- WHAT YOU WILL DO: Restate the whole of the material. Keep every word, and drop the pictures.

- STORED ROWS:
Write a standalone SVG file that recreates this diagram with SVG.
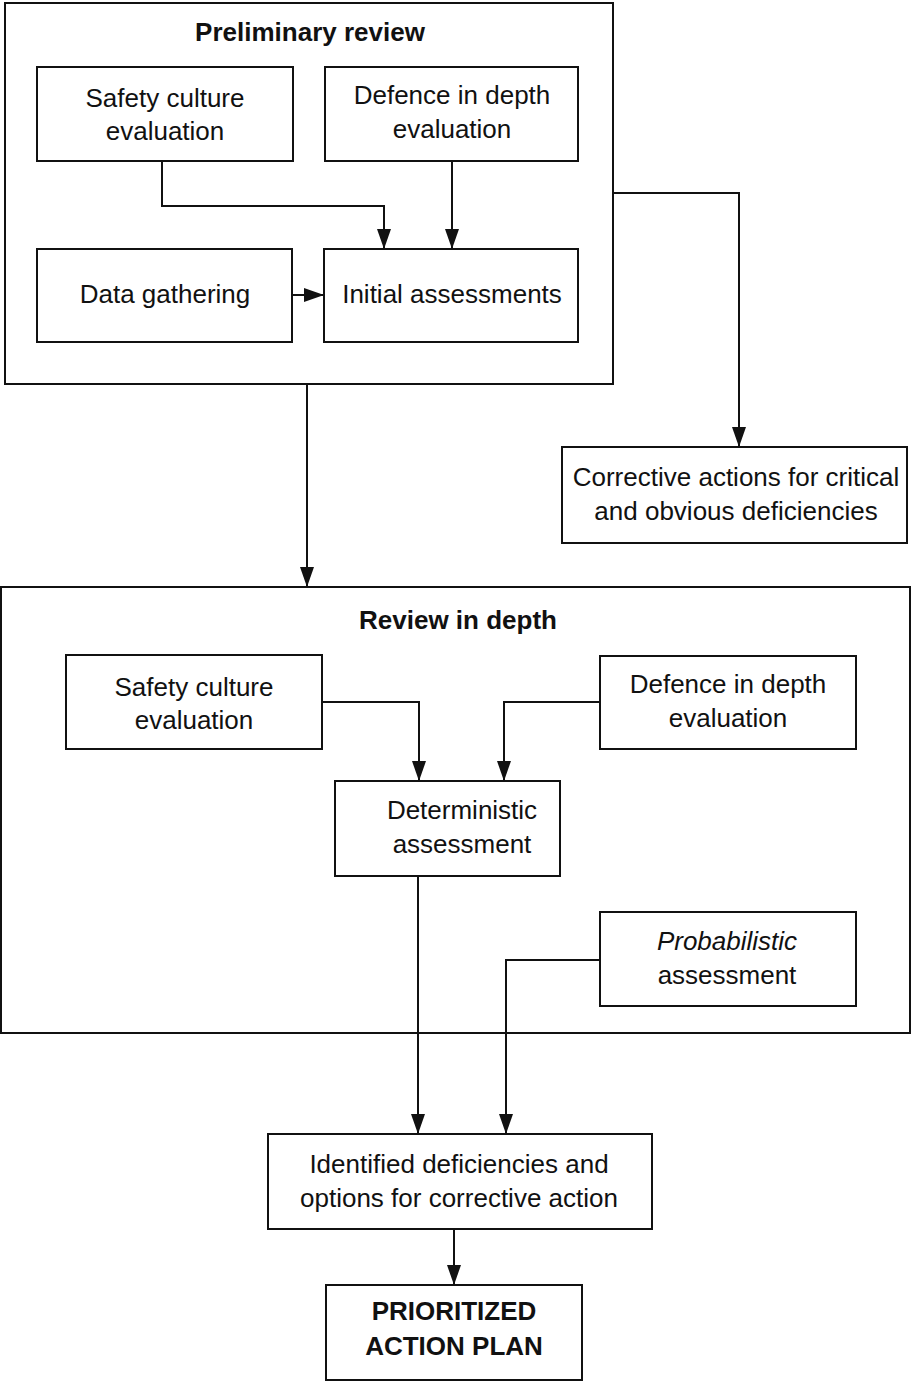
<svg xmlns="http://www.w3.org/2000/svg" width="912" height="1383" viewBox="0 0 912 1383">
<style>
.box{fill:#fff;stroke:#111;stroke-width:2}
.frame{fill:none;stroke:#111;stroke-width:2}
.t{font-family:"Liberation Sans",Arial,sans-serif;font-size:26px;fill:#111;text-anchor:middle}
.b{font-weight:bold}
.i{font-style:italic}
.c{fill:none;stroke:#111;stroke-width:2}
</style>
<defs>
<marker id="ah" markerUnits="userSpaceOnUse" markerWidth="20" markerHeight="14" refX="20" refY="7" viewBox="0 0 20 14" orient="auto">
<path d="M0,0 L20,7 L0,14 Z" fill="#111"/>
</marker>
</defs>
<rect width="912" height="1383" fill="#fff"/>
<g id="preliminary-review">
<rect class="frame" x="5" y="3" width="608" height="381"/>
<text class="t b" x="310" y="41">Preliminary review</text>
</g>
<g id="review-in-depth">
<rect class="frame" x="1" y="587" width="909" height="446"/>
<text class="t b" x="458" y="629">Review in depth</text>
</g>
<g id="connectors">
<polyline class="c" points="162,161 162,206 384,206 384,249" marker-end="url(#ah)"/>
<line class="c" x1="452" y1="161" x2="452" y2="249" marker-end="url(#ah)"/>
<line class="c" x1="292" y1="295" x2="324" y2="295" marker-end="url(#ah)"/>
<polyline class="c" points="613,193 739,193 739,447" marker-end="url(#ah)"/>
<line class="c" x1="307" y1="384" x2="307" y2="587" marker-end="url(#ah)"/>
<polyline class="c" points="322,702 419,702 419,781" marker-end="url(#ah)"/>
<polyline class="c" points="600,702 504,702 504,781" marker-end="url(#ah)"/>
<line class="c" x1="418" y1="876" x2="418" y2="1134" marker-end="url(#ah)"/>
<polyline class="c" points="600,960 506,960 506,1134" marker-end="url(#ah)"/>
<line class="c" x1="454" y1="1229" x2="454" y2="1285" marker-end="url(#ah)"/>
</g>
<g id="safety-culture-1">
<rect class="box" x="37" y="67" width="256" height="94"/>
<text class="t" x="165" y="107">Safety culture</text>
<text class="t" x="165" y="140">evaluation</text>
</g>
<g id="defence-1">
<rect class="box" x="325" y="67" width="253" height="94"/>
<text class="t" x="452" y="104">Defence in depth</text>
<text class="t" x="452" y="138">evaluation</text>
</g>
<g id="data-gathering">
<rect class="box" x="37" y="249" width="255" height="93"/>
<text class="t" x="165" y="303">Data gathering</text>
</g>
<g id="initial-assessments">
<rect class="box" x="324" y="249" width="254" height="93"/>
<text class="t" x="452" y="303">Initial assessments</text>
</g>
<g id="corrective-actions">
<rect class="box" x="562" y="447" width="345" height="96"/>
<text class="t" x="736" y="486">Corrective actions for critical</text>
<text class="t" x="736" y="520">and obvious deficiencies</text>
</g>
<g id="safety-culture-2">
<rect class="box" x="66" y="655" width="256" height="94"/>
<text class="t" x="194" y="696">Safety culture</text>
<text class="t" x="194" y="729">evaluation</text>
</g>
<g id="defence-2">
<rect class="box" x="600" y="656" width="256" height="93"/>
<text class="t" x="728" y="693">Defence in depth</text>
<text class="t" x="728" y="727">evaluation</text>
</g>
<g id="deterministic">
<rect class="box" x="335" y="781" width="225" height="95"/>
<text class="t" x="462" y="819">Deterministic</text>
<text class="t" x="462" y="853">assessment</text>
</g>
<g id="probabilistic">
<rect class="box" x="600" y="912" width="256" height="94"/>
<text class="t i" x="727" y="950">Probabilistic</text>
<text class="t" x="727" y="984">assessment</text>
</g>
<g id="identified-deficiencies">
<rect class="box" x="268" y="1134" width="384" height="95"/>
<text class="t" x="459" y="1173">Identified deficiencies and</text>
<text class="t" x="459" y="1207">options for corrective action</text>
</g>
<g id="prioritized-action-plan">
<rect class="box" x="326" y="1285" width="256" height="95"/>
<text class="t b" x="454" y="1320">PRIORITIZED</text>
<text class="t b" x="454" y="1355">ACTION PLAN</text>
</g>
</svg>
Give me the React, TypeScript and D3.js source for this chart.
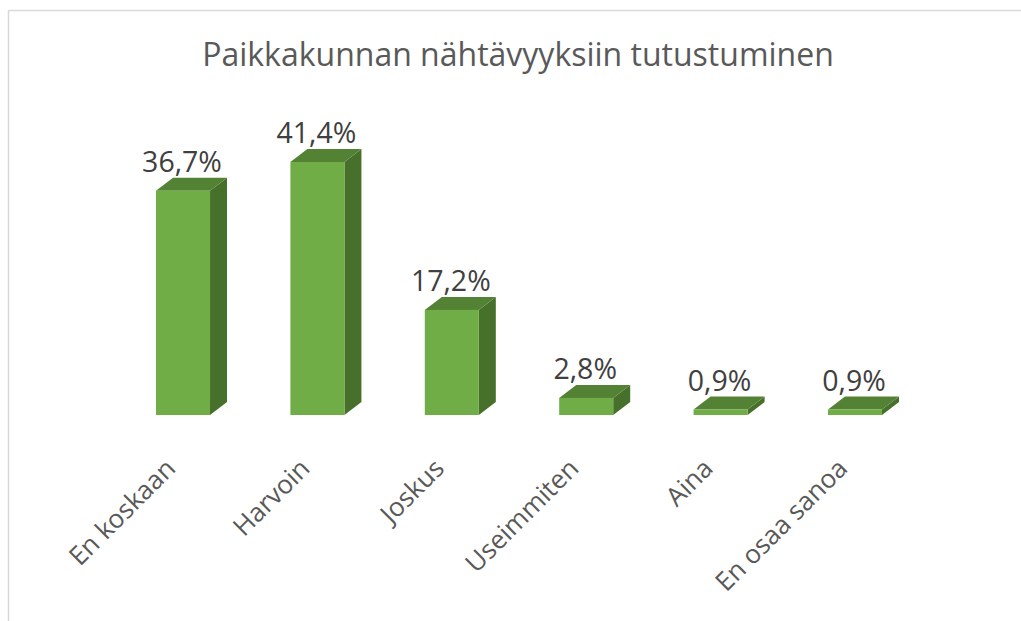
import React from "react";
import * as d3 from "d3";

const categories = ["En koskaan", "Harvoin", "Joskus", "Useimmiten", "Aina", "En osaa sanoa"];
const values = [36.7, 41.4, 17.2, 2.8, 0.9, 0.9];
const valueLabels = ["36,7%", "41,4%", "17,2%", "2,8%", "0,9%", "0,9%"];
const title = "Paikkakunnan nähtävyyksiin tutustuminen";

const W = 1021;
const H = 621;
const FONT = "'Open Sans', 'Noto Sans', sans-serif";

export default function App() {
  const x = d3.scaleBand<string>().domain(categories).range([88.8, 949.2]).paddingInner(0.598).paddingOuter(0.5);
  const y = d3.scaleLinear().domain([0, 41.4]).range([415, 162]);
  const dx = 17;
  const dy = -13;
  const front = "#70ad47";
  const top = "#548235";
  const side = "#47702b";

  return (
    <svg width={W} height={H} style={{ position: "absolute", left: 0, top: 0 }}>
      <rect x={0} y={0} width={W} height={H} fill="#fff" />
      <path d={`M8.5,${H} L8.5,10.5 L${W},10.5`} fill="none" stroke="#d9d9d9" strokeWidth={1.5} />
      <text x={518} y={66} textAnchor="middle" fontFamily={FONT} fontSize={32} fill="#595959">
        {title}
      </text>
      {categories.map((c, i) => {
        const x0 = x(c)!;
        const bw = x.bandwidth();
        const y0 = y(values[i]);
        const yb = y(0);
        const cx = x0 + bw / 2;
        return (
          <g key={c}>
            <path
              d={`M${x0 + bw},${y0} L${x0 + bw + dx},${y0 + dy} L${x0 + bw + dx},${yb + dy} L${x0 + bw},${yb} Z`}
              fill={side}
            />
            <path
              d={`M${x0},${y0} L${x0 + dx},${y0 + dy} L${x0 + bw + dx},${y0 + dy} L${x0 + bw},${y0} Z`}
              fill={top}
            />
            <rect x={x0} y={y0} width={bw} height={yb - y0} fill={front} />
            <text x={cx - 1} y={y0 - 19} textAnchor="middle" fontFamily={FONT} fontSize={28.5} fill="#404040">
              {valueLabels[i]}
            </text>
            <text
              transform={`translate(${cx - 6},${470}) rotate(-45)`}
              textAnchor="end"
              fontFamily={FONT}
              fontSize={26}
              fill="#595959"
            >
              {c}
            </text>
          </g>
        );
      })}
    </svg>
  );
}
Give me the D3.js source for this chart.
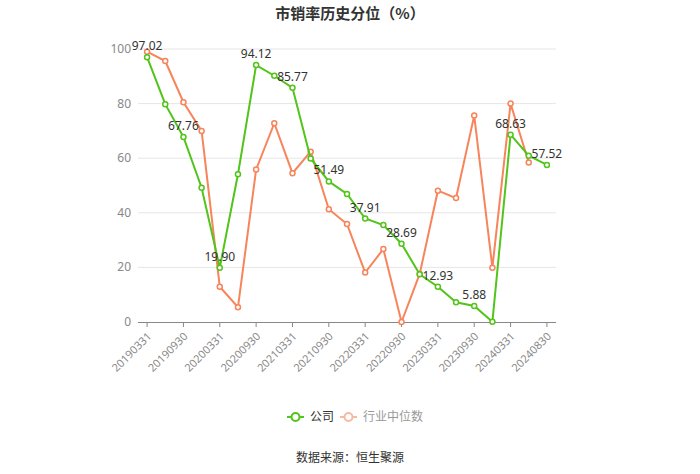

- THE COMPLETED TASK:
Write a standalone SVG file that recreates this diagram with SVG.
<svg xmlns="http://www.w3.org/2000/svg" width="912" height="1383" viewBox="0 0 912 1383">
<style>
.box{fill:#fff;stroke:#111;stroke-width:2}
.frame{fill:none;stroke:#111;stroke-width:2}
.t{font-family:"Liberation Sans",Arial,sans-serif;font-size:26px;fill:#111;text-anchor:middle}
.b{font-weight:bold}
.i{font-style:italic}
.c{fill:none;stroke:#111;stroke-width:2}
</style>
<defs>
<marker id="ah" markerUnits="userSpaceOnUse" markerWidth="20" markerHeight="14" refX="20" refY="7" viewBox="0 0 20 14" orient="auto">
<path d="M0,0 L20,7 L0,14 Z" fill="#111"/>
</marker>
</defs>
<rect width="912" height="1383" fill="#fff"/>
<g id="preliminary-review">
<rect class="frame" x="5" y="3" width="608" height="381"/>
<text class="t b" x="310" y="41">Preliminary review</text>
</g>
<g id="review-in-depth">
<rect class="frame" x="1" y="587" width="909" height="446"/>
<text class="t b" x="458" y="629">Review in depth</text>
</g>
<g id="connectors">
<polyline class="c" points="162,161 162,206 384,206 384,249" marker-end="url(#ah)"/>
<line class="c" x1="452" y1="161" x2="452" y2="249" marker-end="url(#ah)"/>
<line class="c" x1="292" y1="295" x2="324" y2="295" marker-end="url(#ah)"/>
<polyline class="c" points="613,193 739,193 739,447" marker-end="url(#ah)"/>
<line class="c" x1="307" y1="384" x2="307" y2="587" marker-end="url(#ah)"/>
<polyline class="c" points="322,702 419,702 419,781" marker-end="url(#ah)"/>
<polyline class="c" points="600,702 504,702 504,781" marker-end="url(#ah)"/>
<line class="c" x1="418" y1="876" x2="418" y2="1134" marker-end="url(#ah)"/>
<polyline class="c" points="600,960 506,960 506,1134" marker-end="url(#ah)"/>
<line class="c" x1="454" y1="1229" x2="454" y2="1285" marker-end="url(#ah)"/>
</g>
<g id="safety-culture-1">
<rect class="box" x="37" y="67" width="256" height="94"/>
<text class="t" x="165" y="107">Safety culture</text>
<text class="t" x="165" y="140">evaluation</text>
</g>
<g id="defence-1">
<rect class="box" x="325" y="67" width="253" height="94"/>
<text class="t" x="452" y="104">Defence in depth</text>
<text class="t" x="452" y="138">evaluation</text>
</g>
<g id="data-gathering">
<rect class="box" x="37" y="249" width="255" height="93"/>
<text class="t" x="165" y="303">Data gathering</text>
</g>
<g id="initial-assessments">
<rect class="box" x="324" y="249" width="254" height="93"/>
<text class="t" x="452" y="303">Initial assessments</text>
</g>
<g id="corrective-actions">
<rect class="box" x="562" y="447" width="345" height="96"/>
<text class="t" x="736" y="486">Corrective actions for critical</text>
<text class="t" x="736" y="520">and obvious deficiencies</text>
</g>
<g id="safety-culture-2">
<rect class="box" x="66" y="655" width="256" height="94"/>
<text class="t" x="194" y="696">Safety culture</text>
<text class="t" x="194" y="729">evaluation</text>
</g>
<g id="defence-2">
<rect class="box" x="600" y="656" width="256" height="93"/>
<text class="t" x="728" y="693">Defence in depth</text>
<text class="t" x="728" y="727">evaluation</text>
</g>
<g id="deterministic">
<rect class="box" x="335" y="781" width="225" height="95"/>
<text class="t" x="462" y="819">Deterministic</text>
<text class="t" x="462" y="853">assessment</text>
</g>
<g id="probabilistic">
<rect class="box" x="600" y="912" width="256" height="94"/>
<text class="t i" x="727" y="950">Probabilistic</text>
<text class="t" x="727" y="984">assessment</text>
</g>
<g id="identified-deficiencies">
<rect class="box" x="268" y="1134" width="384" height="95"/>
<text class="t" x="459" y="1173">Identified deficiencies and</text>
<text class="t" x="459" y="1207">options for corrective action</text>
</g>
<g id="prioritized-action-plan">
<rect class="box" x="326" y="1285" width="256" height="95"/>
<text class="t b" x="454" y="1320">PRIORITIZED</text>
<text class="t b" x="454" y="1355">ACTION PLAN</text>
</g>
</svg>
Give me the React, TypeScript and D3.js source for this chart.
import React from "react";
import * as d3 from "d3";

const categories = ["En koskaan", "Harvoin", "Joskus", "Useimmiten", "Aina", "En osaa sanoa"];
const values = [36.7, 41.4, 17.2, 2.8, 0.9, 0.9];
const valueLabels = ["36,7%", "41,4%", "17,2%", "2,8%", "0,9%", "0,9%"];
const title = "Paikkakunnan nähtävyyksiin tutustuminen";

const W = 1021;
const H = 621;
const FONT = "'Open Sans', 'Noto Sans', sans-serif";

export default function App() {
  const x = d3.scaleBand<string>().domain(categories).range([88.8, 949.2]).paddingInner(0.598).paddingOuter(0.5);
  const y = d3.scaleLinear().domain([0, 41.4]).range([415, 162]);
  const dx = 17;
  const dy = -13;
  const front = "#70ad47";
  const top = "#548235";
  const side = "#47702b";

  return (
    <svg width={W} height={H} style={{ position: "absolute", left: 0, top: 0 }}>
      <rect x={0} y={0} width={W} height={H} fill="#fff" />
      <path d={`M8.5,${H} L8.5,10.5 L${W},10.5`} fill="none" stroke="#d9d9d9" strokeWidth={1.5} />
      <text x={518} y={66} textAnchor="middle" fontFamily={FONT} fontSize={32} fill="#595959">
        {title}
      </text>
      {categories.map((c, i) => {
        const x0 = x(c)!;
        const bw = x.bandwidth();
        const y0 = y(values[i]);
        const yb = y(0);
        const cx = x0 + bw / 2;
        return (
          <g key={c}>
            <path
              d={`M${x0 + bw},${y0} L${x0 + bw + dx},${y0 + dy} L${x0 + bw + dx},${yb + dy} L${x0 + bw},${yb} Z`}
              fill={side}
            />
            <path
              d={`M${x0},${y0} L${x0 + dx},${y0 + dy} L${x0 + bw + dx},${y0 + dy} L${x0 + bw},${y0} Z`}
              fill={top}
            />
            <rect x={x0} y={y0} width={bw} height={yb - y0} fill={front} />
            <text x={cx - 1} y={y0 - 19} textAnchor="middle" fontFamily={FONT} fontSize={28.5} fill="#404040">
              {valueLabels[i]}
            </text>
            <text
              transform={`translate(${cx - 6},${470}) rotate(-45)`}
              textAnchor="end"
              fontFamily={FONT}
              fontSize={26}
              fill="#595959"
            >
              {c}
            </text>
          </g>
        );
      })}
    </svg>
  );
}
Give me the D3.js source for this chart.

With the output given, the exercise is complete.